James McDonald Dead: Rockefeller & Co. CEO Found Dead Of Self-Inflicted Gunshot Wound
MARK PRATT
09/15/09 02:08 PM ET
BOSTON - James S. McDonald, president and chief executive of investment management firm Rockefeller & Co., has died of an apparently self-inflicted gunshot wound, Massachusetts authorities said Tuesday.
McDonald, 56, was found in his vehicle at about 3 p.m. Sunday behind a car dealership in Dartmouth, about 50 miles south of Boston, said Gregg Miliote, a spokesman for the Bristol district attorney's office.
There was no note, but McDonald "made a phone call to his wife earlier in the day," Miliote said Tuesday, without getting into specifics of the call. The death is still under investigation.

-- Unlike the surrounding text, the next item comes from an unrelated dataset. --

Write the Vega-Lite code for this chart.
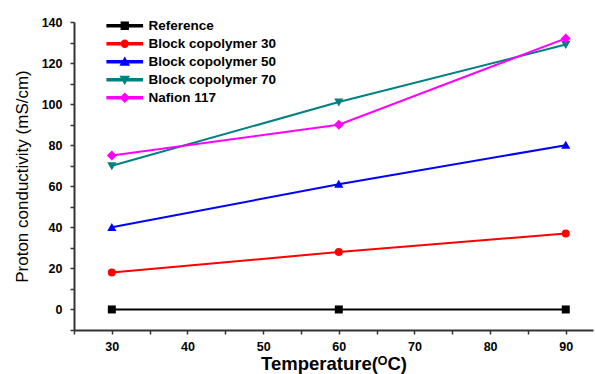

Barclay McFadden III, a longtime friend, said McDonald "took his own life," and added that neither he nor the family had further comment.
McDonald had been president and chief executive of the New York investment manager since 2001. The company was started in 1882 by John D. Rockefeller to manage the family's assets.

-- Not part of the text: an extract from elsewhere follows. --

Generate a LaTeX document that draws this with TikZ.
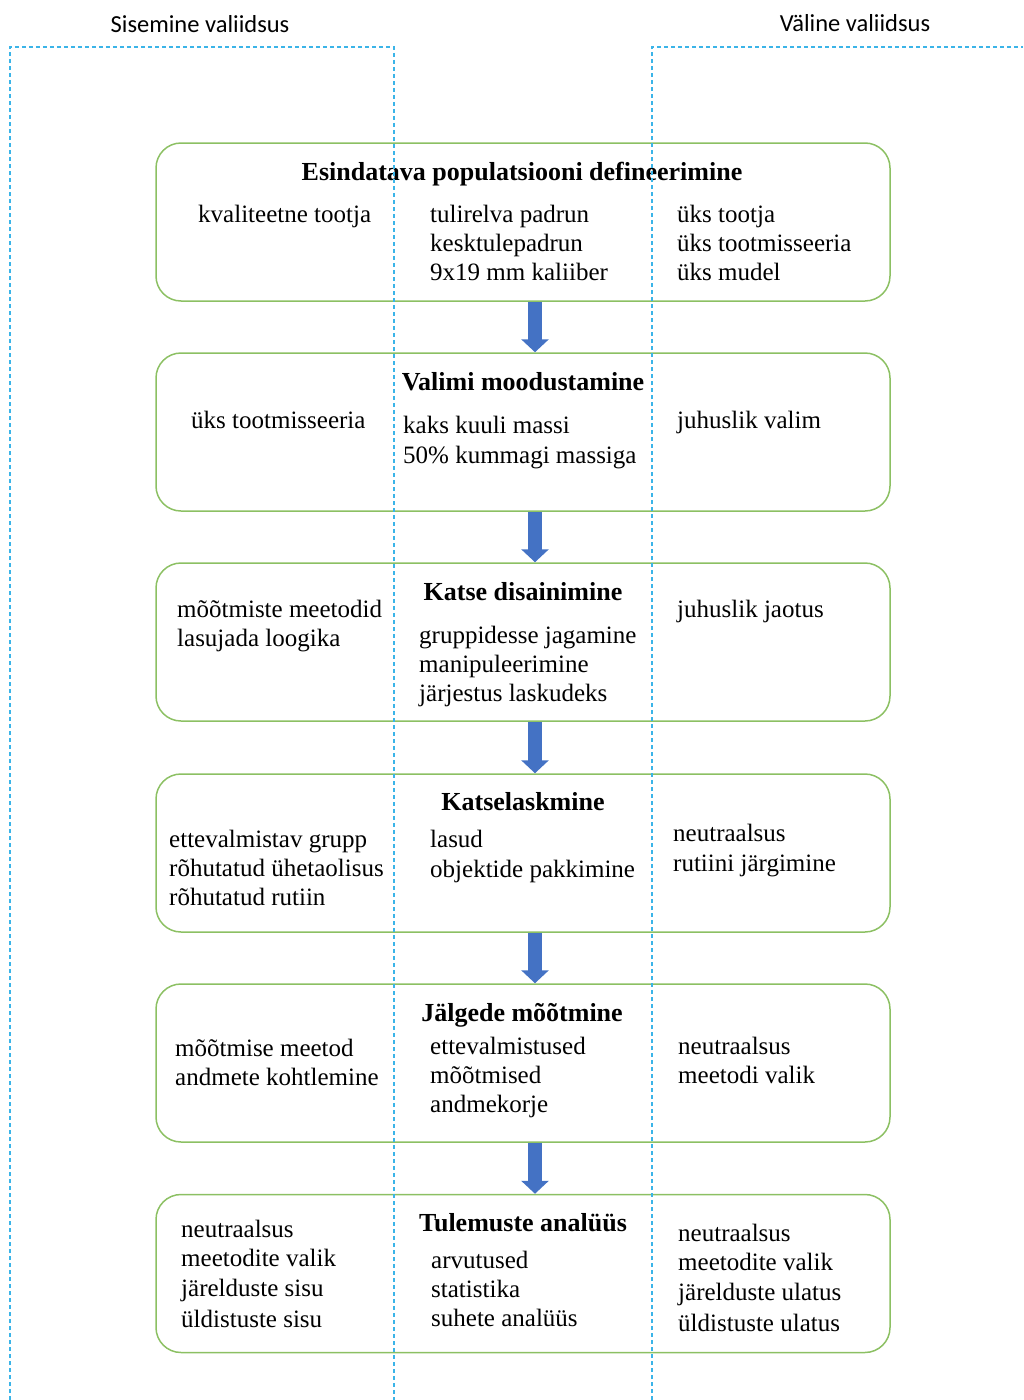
\documentclass[tikz,border=0pt]{standalone}
\usepackage{fontspec}
\setmainfont{Liberation Serif}
\newfontfamily\hdrfont{Carlito}
\usetikzlibrary{arrows.meta}
\definecolor{boxgreen}{HTML}{8CC063}
\definecolor{dashblue}{HTML}{3BB4E8}
\definecolor{arrowblue}{HTML}{4472C4}
\tikzset{
  stagebox/.style={draw=boxgreen, line width=1.5pt, rounded corners=25pt, minimum width=734pt, minimum height=158pt, inner sep=0pt},
  frameline/.style={draw=dashblue, line width=1.3pt, dash pattern=on 4pt off 3pt},
  flowarrow/.style={draw=arrowblue, line width=14pt, -{Triangle[width=27pt,length=13pt]}},
  txt/.style={anchor=base west, inner sep=0pt, font=\fontsize{25}{29}\selectfont},
  ttl/.style={anchor=base, inner sep=0pt, font=\fontsize{26}{30}\selectfont\bfseries},
  hdr/.style={anchor=base, inner sep=0pt, font=\hdrfont\fontsize{24.5}{28}\selectfont, text=black}
}
\begin{document}
\begin{tikzpicture}[x=1pt,y=-1pt]
\useasboundingbox (0,0) rectangle (1023,1400);
% headers
\node[hdr] (hL) at (200,32) {Sisemine valiidsus};
\node[hdr] (hR) at (855,31) {Väline valiidsus};
% boxes
\node[stagebox] (b1) at (523,222) {};
\node[stagebox] (b2) at (523,432) {};
\node[stagebox] (b3) at (523,642) {};
\node[stagebox] (b4) at (523,853) {};
\node[stagebox] (b5) at (523,1063) {};
\node[stagebox] (b6) at (523,1273.5) {};
% arrows
\foreach \a/\b in {b1/b2,b2/b3,b3/b4,b4/b5,b5/b6}
  \draw[flowarrow] ([xshift=12pt]\a.south) -- ([xshift=12pt]\b.north);
% box 1
\node[ttl] (t1) at (522,180) {Esindatava populatsiooni defineerimine};
\node[txt] (b1l1) at (198,222) {kvaliteetne tootja};
\node[txt] (b1m1) at (430,222) {tulirelva padrun};
\node[txt] (b1m2) at (430,251) {kesktulepadrun};
\node[txt] (b1m3) at (430,280) {9x19 mm kaliiber};
\node[txt] (b1r1) at (677,222) {üks tootja};
\node[txt] (b1r2) at (677,251) {üks tootmisseeria};
\node[txt] (b1r3) at (677,280) {üks mudel};
% box 2
\node[ttl] (t2) at (523,390) {Valimi moodustamine};
\node[txt] (b2l1) at (191,428) {üks tootmisseeria};
\node[txt] (b2m1) at (403,433) {kaks kuuli massi};
\node[txt] (b2m2) at (403,463) {50\% kummagi massiga};
\node[txt] (b2r1) at (677,428) {juhuslik valim};
% box 3
\node[ttl] (t3) at (523,600) {Katse disainimine};
\node[txt] (b3l1) at (177,617) {mõõtmiste meetodid};
\node[txt] (b3l2) at (177,646) {lasujada loogika};
\node[txt] (b3m1) at (419,643) {gruppidesse jagamine};
\node[txt] (b3m2) at (419,672) {manipuleerimine};
\node[txt] (b3m3) at (419,701) {järjestus laskudeks};
\node[txt] (b3r1) at (677,617) {juhuslik jaotus};
% box 4
\node[ttl] (t4) at (523,810) {Katselaskmine};
\node[txt] (b4l1) at (169,847) {ettevalmistav grupp};
\node[txt] (b4l2) at (169,876) {rõhutatud ühetaolisus};
\node[txt] (b4l3) at (169,905) {rõhutatud rutiin};
\node[txt] (b4m1) at (430,847) {lasud};
\node[txt] (b4m2) at (430,877) {objektide pakkimine};
\node[txt] (b4r1) at (673,841) {neutraalsus};
\node[txt] (b4r2) at (673,871) {rutiini järgimine};
% box 5
\node[ttl] (t5) at (522,1021) {Jälgede mõõtmine};
\node[txt] (b5l1) at (175,1056) {mõõtmise meetod};
\node[txt] (b5l2) at (175,1085) {andmete kohtlemine};
\node[txt] (b5m1) at (430,1054) {ettevalmistused};
\node[txt] (b5m2) at (430,1083) {mõõtmised};
\node[txt] (b5m3) at (430,1112) {andmekorje};
\node[txt] (b5r1) at (678,1054) {neutraalsus};
\node[txt] (b5r2) at (678,1083) {meetodi valik};
% box 6
\node[ttl] (t6) at (523,1231) {Tulemuste analüüs};
\node[txt] (b6l1) at (181,1237) {neutraalsus};
\node[txt] (b6l2) at (181,1266) {meetodite valik};
\node[txt] (b6l3) at (181,1296) {järelduste sisu};
\node[txt] (b6l4) at (181,1327) {üldistuste sisu};
\node[txt] (b6m1) at (431,1268) {arvutused};
\node[txt] (b6m2) at (431,1297) {statistika};
\node[txt] (b6m3) at (431,1326) {suhete analüüs};
\node[txt] (b6r1) at (678,1241) {neutraalsus};
\node[txt] (b6r2) at (678,1270) {meetodite valik};
\node[txt] (b6r3) at (678,1300) {järelduste ulatus};
\node[txt] (b6r4) at (678,1331) {üldistuste ulatus};
% dashed frames
\coordinate (fL1) at (10,1400);
\coordinate (fL2) at (10,47);
\coordinate (fL3) at (394,47);
\coordinate (fL4) at (394,1400);
\coordinate (fR1) at (652,1400);
\coordinate (fR2) at (652,47);
\coordinate (fR3) at (1023,47);
\draw[frameline] (fL1) -- (fL2) -- (fL3) -- (fL4);
\draw[frameline] (fR1) -- (fR2) -- (fR3);
\end{tikzpicture}
\end{document}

Rockefeller & Co., which also has offices in Boston, Washington and Wilmington, Del., offers wealth and investment management services to families, foundations and endowments. The company had $25 billion in assets under administration at the end of last year, according to its Web site.
"Jim McDonald was an exceptional individual, who provided strong leadership of Rockefeller and Company for over eight years," board Chairman Colin Campbell said in a statement. "He will be missed by all of us privileged to have known and worked with him."

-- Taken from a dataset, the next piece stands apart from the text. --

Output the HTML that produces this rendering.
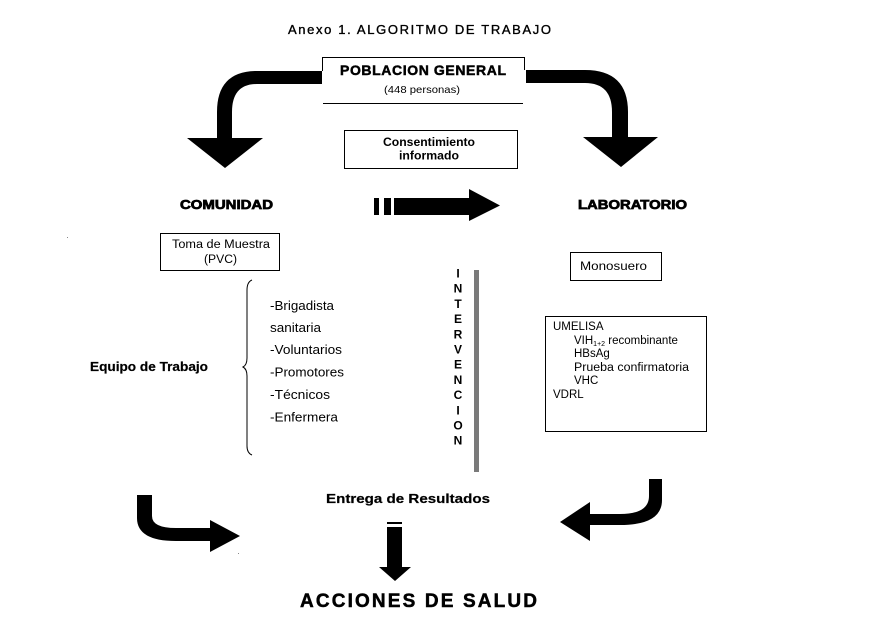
<!DOCTYPE html>
<html>
<head>
<meta charset="utf-8">
<style>
  html,body{margin:0;padding:0;background:#fff;}
  svg{display:block;}
  text{font-family:"Liberation Sans", Arial, sans-serif;fill:#000;}
</style>
</head>
<body>
<svg width="893" height="636" viewBox="0 0 893 636" xmlns="http://www.w3.org/2000/svg">
  <rect width="893" height="636" fill="#fff"/>

  <!-- Title -->
  <text x="288" y="34" font-size="13" stroke="#000" stroke-width="0.35" textLength="263" lengthAdjust="spacing">Anexo 1. ALGORITMO DE TRABAJO</text>

  <!-- Poblacion general box lines -->
  <line x1="322.5" y1="57.5" x2="524.5" y2="57.5" stroke="#000" stroke-width="1"/>
  <line x1="322.5" y1="57" x2="322.5" y2="71" stroke="#000" stroke-width="1"/>
  <line x1="524.5" y1="57" x2="524.5" y2="70" stroke="#000" stroke-width="1"/>
  <line x1="323" y1="103.5" x2="523" y2="103.5" stroke="#000" stroke-width="1"/>
  <text x="340" y="75" font-size="14" font-weight="bold" stroke="#000" stroke-width="0.5" textLength="166" lengthAdjust="spacing">POBLACION GENERAL</text>
  <text x="384" y="93" font-size="10.5" textLength="76" lengthAdjust="spacingAndGlyphs">(448 personas)</text>

  <!-- Top left curved arrow -->
  <path d="M322,71 L257,71 Q217,71 217,112 L217,138 L187,138 L225,168 L263,138 L232,138 L232,112 Q232,84 257,84 L322,84 Z" fill="#000"/>
  <!-- Top right curved arrow -->
  <path d="M526,70 L585,70 Q628,70 628,112 L628,137 L658,137 L621,167 L583,137 L612,137 L612,112 Q612,83 585,83 L526,83 Z" fill="#000"/>

  <!-- Consentimiento -->
  <rect x="344.5" y="130.5" width="173" height="38" fill="none" stroke="#000" stroke-width="1"/>
  <text x="383" y="146" font-size="12" font-weight="bold" textLength="92" lengthAdjust="spacingAndGlyphs">Consentimiento</text>
  <text x="399" y="159.5" font-size="12" font-weight="bold" textLength="60" lengthAdjust="spacingAndGlyphs">informado</text>

  <!-- Headings -->
  <text x="180" y="209" font-size="12.5" font-weight="bold" stroke="#000" stroke-width="0.7" textLength="93" lengthAdjust="spacingAndGlyphs">COMUNIDAD</text>
  <text x="578" y="209" font-size="12.5" font-weight="bold" stroke="#000" stroke-width="0.7" textLength="109" lengthAdjust="spacingAndGlyphs">LABORATORIO</text>

  <!-- Middle arrow -->
  <rect x="374" y="198" width="5" height="17" fill="#000"/>
  <rect x="384" y="198" width="7" height="17" fill="#000"/>
  <path d="M394,198 L469,198 L469,189 L500,205.5 L469,221 L469,215 L394,215 Z" fill="#000"/>

  <!-- small dot -->
  <rect x="67" y="237" width="1" height="1" fill="#888"/>

  <!-- Toma de muestra -->
  <rect x="160.5" y="233.5" width="119" height="37" fill="none" stroke="#000" stroke-width="1"/>
  <text x="172" y="248" font-size="11.5" textLength="98" lengthAdjust="spacingAndGlyphs">Toma de Muestra</text>
  <text x="204" y="263" font-size="11.5" textLength="33" lengthAdjust="spacingAndGlyphs">(PVC)</text>

  <!-- Monosuero -->
  <rect x="570.5" y="252.5" width="91" height="28" fill="none" stroke="#000" stroke-width="1"/>
  <text x="580" y="270" font-size="12" textLength="67" lengthAdjust="spacingAndGlyphs">Monosuero</text>

  <!-- Brace -->
  <path d="M252,280 Q247,282 247,290 L247,358 Q247,365 243,367 Q247,369 247,376 L247,446 Q247,453 252,455" fill="none" stroke="#000" stroke-width="1"/>

  <!-- List -->
  <text x="270" y="310" font-size="12.5" textLength="64" lengthAdjust="spacingAndGlyphs">-Brigadista</text>
  <text x="270" y="332" font-size="12.5" textLength="51" lengthAdjust="spacingAndGlyphs">sanitaria</text>
  <text x="270" y="354" font-size="12.5" textLength="72" lengthAdjust="spacingAndGlyphs">-Voluntarios</text>
  <text x="270" y="376.5" font-size="12.5" textLength="74" lengthAdjust="spacingAndGlyphs">-Promotores</text>
  <text x="270" y="399" font-size="12.5" textLength="60" lengthAdjust="spacingAndGlyphs">-Técnicos</text>
  <text x="270" y="421.5" font-size="12.5" textLength="68" lengthAdjust="spacingAndGlyphs">-Enfermera</text>

  <text x="90" y="371" font-size="13" font-weight="bold" stroke="#000" stroke-width="0.2" textLength="118" lengthAdjust="spacingAndGlyphs">Equipo de Trabajo</text>

  <!-- INTERVENCION -->
  <g font-size="12" font-weight="bold" text-anchor="middle">
    <text x="458" y="277.5">I</text>
    <text x="458" y="292.5">N</text>
    <text x="458" y="308">T</text>
    <text x="458" y="323">E</text>
    <text x="458" y="338.5">R</text>
    <text x="458" y="353.5">V</text>
    <text x="458" y="368.5">E</text>
    <text x="458" y="384">N</text>
    <text x="458" y="399">C</text>
    <text x="458" y="414.5">I</text>
    <text x="458" y="429.5">O</text>
    <text x="458" y="444.5">N</text>
  </g>
  <rect x="474" y="270" width="5" height="202" fill="#7a7a7a"/>

  <!-- UMELISA box -->
  <rect x="545.5" y="316.5" width="161" height="115" fill="none" stroke="#000" stroke-width="1"/>
  <text x="553" y="330" font-size="11.5">UMELISA</text>
  <text x="574" y="344" font-size="11.5">VIH<tspan font-size="7" dy="2">1+2</tspan><tspan dy="-2"> recombinante</tspan></text>
  <text x="574" y="357" font-size="11.5">HBsAg</text>
  <text x="574" y="371" font-size="11.5" textLength="115" lengthAdjust="spacingAndGlyphs">Prueba confirmatoria</text>
  <text x="574" y="384" font-size="11.5">VHC</text>
  <text x="553" y="398" font-size="11.5">VDRL</text>

  <!-- Entrega de resultados -->
  <text x="326" y="503" font-size="13" font-weight="bold" stroke="#000" stroke-width="0.2" textLength="164" lengthAdjust="spacingAndGlyphs">Entrega de Resultados</text>

  <!-- Bottom left arrow -->
  <path d="M137,495 L152,495 L152,516 Q152,528 176,528 L210,528 L210,520 L240,536 L210,552 L210,541 L176,541 Q137,541 137,518 Z" fill="#000"/>
  <rect x="238" y="553" width="1" height="1" fill="#888"/>

  <!-- Bottom right arrow -->
  <path d="M649,479 L662,479 L662,500 Q662,525 620,525 L590,525 L590,541 L560,522 L590,502 L590,514 L620,514 Q649,514 649,496 Z" fill="#000"/>

  <!-- Down arrow -->
  <rect x="387" y="522" width="15" height="2" fill="#000"/>
  <path d="M387,527 L402,527 L402,567 L411,567 L395,581 L379,567 L387,567 Z" fill="#000"/>

  <!-- Acciones de salud -->
  <text x="300" y="607" font-size="19" font-weight="bold" stroke="#000" stroke-width="0.5" textLength="237" lengthAdjust="spacing">ACCIONES DE SALUD</text>
</svg>
</body>
</html>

Austin Shapard, the company's chief operating and financial officer, has assumed day-to-day leadership of Rockefeller & Co.
McDonald, a New York City resident, was also on the board of stock exchange operator NYSE Euronext. He was formerly on the board of CIT Group Inc.
He had been on the board since 2003 and headed the audit committee.
McDonald earned an undergraduate degree from Harvard in 1974 and a law degree from the University of Virginia in 1977. Prior to joining Rockefeller & Co., he served as chief executive at Pell Rudman Trust Co. in Boston.
Funeral arrangements are pending, McFadden said.